A certificate uses a digital signature to bind together a public key with identity information such as the name of a person, organization, email, and so forth. The certificate can be used to verify that a public key belongs to an individual. We issue User Certificates and Host Certificates to people and sites who are interested in using the NIEeS test services.
An issue raised at several of our events is how to handle metadata. Scientists can now produce data sets so large they would be difficult to handle without a rich set of metadata. Although manual tools exist to connect metadata to data sets, what is needed is automatic annotation.
The RCommand framework, developed in a CCLRC/Cambridge collaboration, is designed to enable metadata to be harvested from output XML files, with tools for the scientists to then extract the metadata and associated data set URL's from a central database. NIEeS is setting up a demonstration system with its own databases. We have extensive information within our GridInfo system.
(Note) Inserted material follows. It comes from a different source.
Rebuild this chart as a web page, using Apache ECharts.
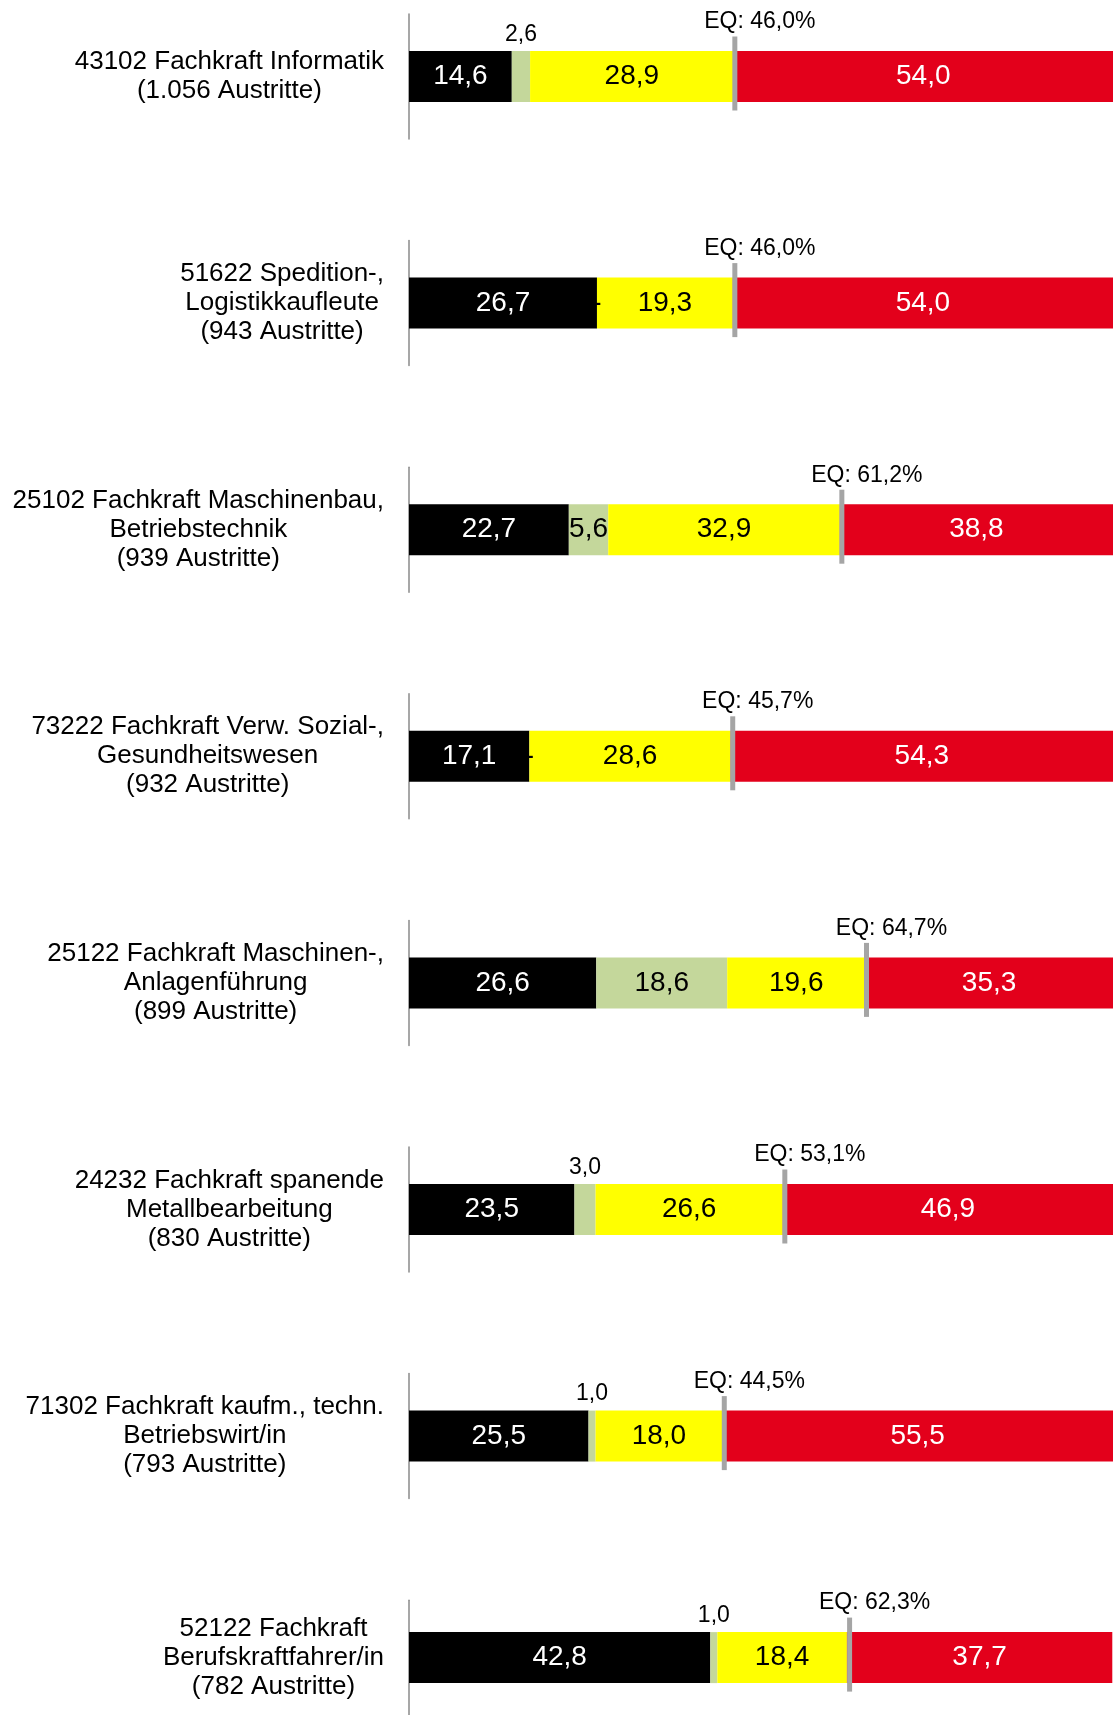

My_condor_submit (MCS) is a tool developed by the eMinerals project to allow simplified job submission to remote grid resources with built-in meta-scheduling and load balancing, and both data and metadata management. The meta-scheduling is implemented within MCS itself while the job submission is handled by Condor-G and the metadata capture and storage are handled by Rcommands, and the SRB Scommands, respectively. The Globus Toolkit is used to provide security but creates a data IO problem; MCS also solves this problem. One can submit MCS jobs from a client machine with Condor-G, Globus and SRB clients installed.
NIEeS is using MCS to submit a parallel remote sensing model to the NIEeS PBS cluster. Data input and output both employ SRB.
FoX: Integrating XML and Fortran
Extensible Markup Language (XML) is useful in eScience both to make data intelligible and to ease manipulation of data. FoX is a library of software routines to allow fortran programmers to read in, and write out XML.
NIEeS is using FoX to create another library of software routines as an interface to kml, the markup language used with Google Earth (see the NIEeS projects page).